BSP Deputy Governor Diwa Guinigundo told CNN Philippines while inflation further increased last month, the public must instead look at the momentum of month-on-month inflation.

"Hindi masyadong gumalaw ang presyo [Prices only slightly moved] relative to August," he said. "Pagka tinanggal mo 'yung [If you remove] seasonality, actually merong [there is a] decline."

Guinigundo said inflation has already peaked in September, which may indicate a slowdown in the rise of commodity prices in the next months.

"'Yung month-on-month niyan, dapat magsi-slow down na. Hindi ibig sabihin na babagsak ang presyo. 'Yung pagtaas ng presyo ng bilihin, 'yung ang babagal," he said.

[Translation: The month-on-month should slow down, but this does not there will be price drops.

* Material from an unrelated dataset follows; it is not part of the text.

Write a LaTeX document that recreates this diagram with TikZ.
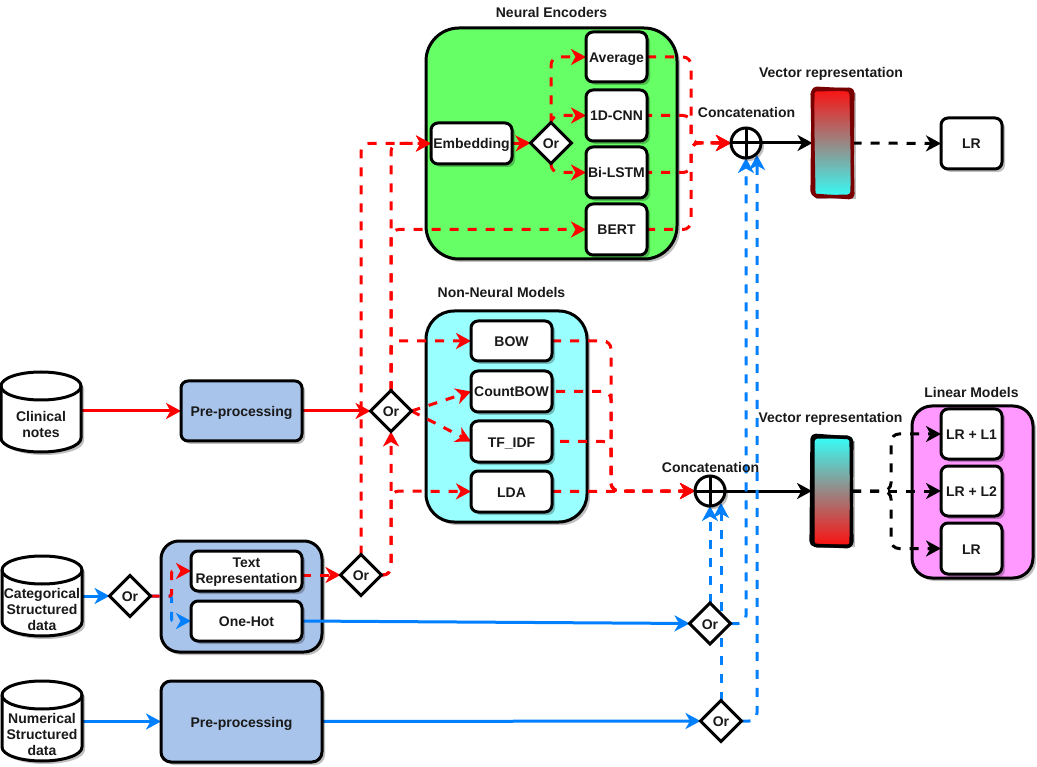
\documentclass[tikz,border=0pt]{standalone}
\usepackage{fontspec}
\setmainfont{Liberation Sans}
\usetikzlibrary{arrows.meta,shapes.geometric,shadows,calc}
\definecolor{cred}{HTML}{FF0000}
\definecolor{cblue}{HTML}{007FFF}
\definecolor{cgreen}{HTML}{66FF66}
\definecolor{ccyan}{HTML}{99FFFF}
\definecolor{cpink}{HTML}{FF99FF}
\definecolor{csteel}{HTML}{A9C4EB}
\definecolor{cdark}{HTML}{780000}
\definecolor{gradred}{HTML}{F81414}
\definecolor{gradcyan}{HTML}{38FBF5}
\pgfdeclarelayer{backbox}
\pgfdeclarelayer{conn}
\pgfsetlayers{backbox,conn,main}
\tikzset{
  txt/.style={font=\bfseries\fontsize{14}{16}\selectfont,align=center,text=black!90,inner sep=0pt,outer sep=0pt},
  oneline/.style={text height=11pt,text depth=0pt},
  shadowed/.style={drop shadow={shadow xshift=3pt,shadow yshift=-3pt,opacity=.25,fill=black}},
  rbox/.style={txt,oneline,draw=black,line width=3pt,fill=white,rounded corners=7pt,shadowed},
  panel/.style={txt,draw=black,line width=3pt,rounded corners=#1,shadowed},
  ordiamond/.style={txt,oneline,diamond,draw=black,line width=3pt,fill=white,minimum width=41pt,minimum height=41pt,aspect=1},
  plusnode/.style={circle,draw=black,line width=3pt,fill=white,minimum size=30pt,inner sep=0pt,outer sep=0pt,shadowed},
  caption/.style={txt,oneline},
  conn/.style={line width=3pt,-{Stealth[length=15pt,width=16pt,inset=4.5pt]}},
  dashline/.style={conn,dash pattern=on 9pt off 9pt},
  routed/.style={rounded corners=8pt},
  vecfill/.style={rectangle,inner sep=0pt,outer sep=0pt,minimum width=40pt,minimum height=106pt,shadowed},
  sketchline/.style={line width=3.2pt,line join=round,rounded corners=4pt},
}
\newcommand{\cylnode}[5]{% name, left x, top y, text shift, text
  \path[draw=black,line width=3pt,fill=white,shadowed]
    (#2,#3+14) .. controls (#2,#3+6) and (#2+18,#3) .. (#2+40,#3)
    .. controls (#2+62,#3) and (#2+80,#3+6) .. (#2+80,#3+14)
    -- (#2+80,#3+66) .. controls (#2+80,#3+74) and (#2+62,#3+80) .. (#2+40,#3+80)
    .. controls (#2+18,#3+80) and (#2,#3+74) .. (#2,#3+66) -- cycle;
  \draw[line width=3pt] (#2,#3+14) .. controls (#2,#3+22) and (#2+18,#3+28) .. (#2+40,#3+28)
    .. controls (#2+62,#3+28) and (#2+80,#3+22) .. (#2+80,#3+14);
  \node[txt,minimum width=80pt,minimum height=80pt] (#1) at (#2+40,#3+40) {};
  \node[txt] (#1text) at (#2+40,#3+40+#4) {#5};
}
\begin{document}
\begin{tikzpicture}[x=1pt,y=-1pt]
\useasboundingbox (0,0) rectangle (1037,767);

% containers
\begin{pgfonlayer}{backbox}
\node[panel=33pt,fill=cgreen,minimum width=251pt,minimum height=231pt] (neural) at (551.5,143.5) {};
\node[panel=28pt,fill=ccyan,minimum width=161pt,minimum height=211pt] (nonneural) at (506.5,416.5) {};
\node[panel=20pt,fill=cpink,minimum width=121pt,minimum height=172pt] (linear) at (972.5,492) {};
\node[panel=18pt,fill=csteel,minimum width=161pt,minimum height=111pt] (cathold) at (241.5,596.5) {};
\end{pgfonlayer}

% captions
\node[caption] (capne) at (551.5,12) {Neural Encoders};
\node[caption] (capnn) at (501.5,292) {Non-Neural Models};
\node[caption] (capvA) at (831,72) {Vector representation};
\node[caption] (capvB) at (830.5,417) {Vector representation};
\node[caption] (capcA) at (746.5,112) {Concatenation};
\node[caption] (capcB) at (710.5,467) {Concatenation};
\node[caption] (capl) at (971.5,392) {Linear Models};

% sources
\cylnode{clin}{1}{372}{12}{Clinical\\notes}
\cylnode{cat}{2}{556}{13}{Categorical\\Structured\\data}
\cylnode{num}{2}{681}{13}{Numerical\\Structured\\data}

% boxes
\node[rbox,fill=csteel,minimum width=121pt,minimum height=60pt] (prea) at (241.5,411) {Pre-processing};
\node[rbox,fill=csteel,rounded corners=10pt,minimum width=161pt,minimum height=81pt] (preb) at (241.5,721.5) {Pre-processing};
\node[rbox,minimum width=111pt,minimum height=40pt] (trep) at (246.5,571) {};
\node[txt] (treptext) at ($(trep.center)+(0,1)$) {Text\\Representation};
\node[rbox,minimum width=111pt,minimum height=40pt] (ohot) at (246.5,621) {One-Hot};

\node[rbox,minimum width=81pt,minimum height=41pt] (emb) at (471.5,143.5) {Embedding};
\node[rbox,minimum width=61pt,minimum height=50pt] (avg) at (616.5,57) {Average};
\node[rbox,minimum width=61pt,minimum height=51pt] (cnn) at (616.5,115.5) {1D-CNN};
\node[rbox,minimum width=61pt,minimum height=51pt] (lstm) at (616.5,172.5) {Bi-LSTM};
\node[rbox,minimum width=61pt,minimum height=51pt] (bert) at (616.5,229.5) {BERT};

\node[rbox,minimum width=81pt,minimum height=40pt] (bow) at (511.5,341) {BOW};
\node[rbox,minimum width=81pt,minimum height=41pt] (cbow) at (511.5,391.5) {CountBOW};
\node[rbox,minimum width=81pt,minimum height=41pt] (tfidf) at (511.5,441.5) {TF\_IDF};
\node[rbox,minimum width=81pt,minimum height=41pt] (lda) at (511.5,491.5) {LDA};

\node[rbox,minimum width=61pt,minimum height=51pt] (lrtop) at (971.5,143.5) {LR};
\node[rbox,minimum width=61pt,minimum height=50pt] (lra) at (971.5,434) {LR + L1};
\node[rbox,minimum width=61pt,minimum height=50pt] (lrb) at (971.5,491) {LR + L2};
\node[rbox,minimum width=61pt,minimum height=51pt] (lrc) at (971.5,548.5) {LR};

% decision nodes
\node[ordiamond] (orenc) at (551,143) {Or};
\node[ordiamond] (ora) at (391,411) {Or};
\node[ordiamond] (orb) at (361,575) {Or};
\node[ordiamond] (orc) at (130,596) {Or};
\node[ordiamond] (ord) at (710,623.5) {Or};
\node[ordiamond] (ore) at (721,721) {Or};

% concatenation
\node[plusnode] (plusa) at (746,143) {};
\draw[line width=3pt] (plusa.north) -- (plusa.south) (plusa.west) -- (plusa.east);
\node[plusnode] (plusb) at (710,491) {};
\draw[line width=3pt] (plusb.north) -- (plusb.south) (plusb.west) -- (plusb.east);

% vectors
\node[vecfill,top color=gradred,bottom color=gradcyan] (veca) at (832.5,143) {};
\draw[sketchline,cdark] (812,90) -- (853,89) -- (852,196) -- (814,197) -- cycle;
\draw[sketchline,cdark] (813,88) -- (851,90) -- (853,198) -- (812,195) -- cycle;
\node[vecfill,top color=gradcyan,bottom color=gradred] (vecb) at (832,491) {};
\draw[sketchline,black] (813,437) -- (851,437) -- (852,546) -- (813,546) -- cycle;
\draw[sketchline,black] (812,435) -- (852,438) -- (851,547) -- (811,545) -- cycle;

% named routing points
\coordinate (busa) at (691,143);
\coordinate (busb) at (611,491);
\coordinate (ldaturn) at (391,491);
\coordinate (tipe) at (721,503);
\coordinate (tipf) at (757,155);
\coordinate (splitb) at (891,491);

\begin{pgfonlayer}{conn}
% solid inputs
\draw[conn,cred] (clin.east |- prea) -- (prea.west);
\draw[conn,cred] (prea.east) -- (ora.west);
\draw[conn,cblue] (cat.east |- orc) -- (orc.west);
\draw[conn,cblue] (num.east |- preb) -- (preb.west);
\draw[conn,cblue] (ohot.east) -- (ord.west);
\draw[conn,cblue] (preb.east) -- (ore.west);

% categorical split
\draw[dashline,cblue,rounded corners=2pt] (orc.east) -- ++(21,0) |- (ohot.west) [sharp corners];
\draw[dashline,cred,rounded corners=2pt] (orc.east) -- ++(21,0) |- (trep.west) [sharp corners];
\draw[dashline,cred] (orb -| trep.east) -- (orb.west);

% into encoders and models
\draw[dashline,routed,cred] (orb.north) |- (emb.west) [sharp corners];
\draw[dashline,routed,cred] (ora.north) |- (emb.west) [sharp corners];
\draw[dashline,routed,cred] (orb.east) -| (ora.south) [sharp corners];
\draw[dashline,routed,cred] (orb.east) -| (ldaturn) -- (lda.west) [sharp corners];
\draw[dashline,routed,cred] (ora.north) |- (bert.west) [sharp corners];
\draw[dashline,routed,cred] (ora.north) |- (bow.west) [sharp corners];
\draw[dashline,cred] (ora.east) -- (cbow.west);
\draw[dashline,cred] (ora.east) -- (tfidf.west);

% encoder internals
\draw[conn,dash pattern=on 9pt off 3pt,cred] (emb.east) -- (orenc.west);
\draw[dashline,routed,cred] (orenc.north) |- (avg.west) [sharp corners];
\draw[dashline,routed,cred] (orenc.north) |- (cnn.west) [sharp corners];
\draw[dashline,routed,cred] (orenc.south) |- (lstm.west) [sharp corners];

% encoder outputs
\draw[dashline,routed,cred] (avg.east) -| (busa) -- (plusa.west) [sharp corners];
\draw[dashline,routed,cred,dash phase=4pt] (cnn.east) -| (busa) -- (plusa.west) [sharp corners];
\draw[dashline,routed,cred,dash phase=4pt] (lstm.east) -| (busa) -- (plusa.west) [sharp corners];
\draw[dashline,routed,cred,dash phase=1pt] (bert.east) -| (busa) -- (plusa.west) [sharp corners];

% model outputs
\draw[dashline,cred] (lda.east) -- (plusb.west);
\draw[dashline,routed,cred] (bow.east) -| (busb) -- (plusb.west) [sharp corners];
\draw[dashline,routed,cred,dash phase=14pt] (cbow.east) -| (busb) -- (plusb.west) [sharp corners];
\draw[dashline,routed,cred,dash phase=10pt] (tfidf.east) -| (busb) -- (plusb.west) [sharp corners];

% vector paths
\draw[conn,black] (plusa.east) -- (veca.west);
\draw[dashline,black] (veca.east) -- (lrtop.west);
\draw[conn,black] (plusb.east) -- (vecb.west);
\draw[dashline,black] (vecb.east) -- (lrb.west);
\draw[dashline,routed,black] (vecb.east) -- (splitb) |- (lra.west) [sharp corners];
\draw[dashline,routed,black] (vecb.east) -- (splitb) |- (lrc.west) [sharp corners];

% structured data into concatenation
\draw[dashline,cblue] (ord.north) -- (plusb.south);
\draw[dashline,routed,cblue] (ord.east) -| (plusa.south) [sharp corners];
\draw[dashline,cblue] (ore.north) -- (tipe);
\draw[dashline,routed,cblue] (ore.east) -| (tipf) [sharp corners];
\end{pgfonlayer}
\end{tikzpicture}
\end{document}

There will be less increase in prices of goods.]

Meanwhile, the Department of Finance, the National Economic Development Authority, and the Department of Budget and Management assured Filipinos in a joint statement that government is doing what it can to temper the rise in commodity prices.

The economic team welcomed the lower inflation in Metro Manila.

"These clear signs of easing boost our confidence that inflation will taper off by year end and go back to our target range by early next year. But we must couple this optimism with quick and focused actions in order to sustain gains made so far in keeping inflation in check," the joint statement read.

The agencies also attributed upward food prices to the impact of Ompong in the Ilocos region, the Cagayan Valley, and the Cordillera Administrative Region. They then called for the passage of the rice tariffication bill in the Senate, as the House has approved it in August.